Ms. Cosby did so as the director of Richmond’s Head Start Program, a federally supported initiative in early childhood education.

Her work on behalf of thousands of Richmond children through the years is being remembered following her death on Monday, Oct. 3, 2022. She was 83.

Family and friends paid final tributes to the devoted educator Oct. 10 at Gillfield Baptist Church in Petersburg.

Growing up in Petersburg, Ms. Cosby began an education career that spanned more than 45 years after graduating from Peabody High School and earning a bachelor’s in elementary education from Virginia State University in 1962.

She began her work in early childhood education at Bellevue Elementary School in Church Hill.
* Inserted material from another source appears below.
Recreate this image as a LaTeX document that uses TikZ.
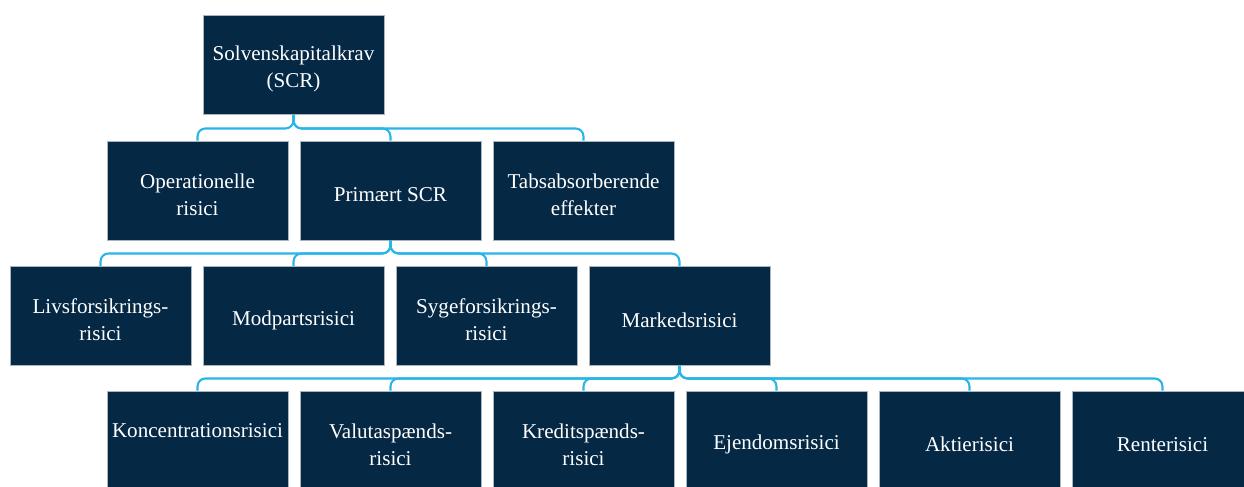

After adding a master’s degree from VSU in early childhood education in 1971, Ms. Cosby went on to become the coordinator of Head Start for Richmond Public Schools, and later the director of the program.

Ms. Cosby earned recognition from federal oversight entities as a top Head Start director who operated a high-quality program for preschool children and their families, and frequently conducted program reviews and mentored program directors in other communities.

Ms. Cosby was a member of the Petersburg Alumnae Chapter of Delta Sigma Theta Sorority, the Petersburg Symphony Women’s Committee and The Queens.

She also was active at Union Grove Baptist Church in Chesterfield County. She served on the Anniversary Planning and Building committees and led the Children’s Story Time.

Survivors include her daughter, Karen Lynne Cosby of Rockville, Md., and a brother, Jerome W. Randolph of Me- chanicsville.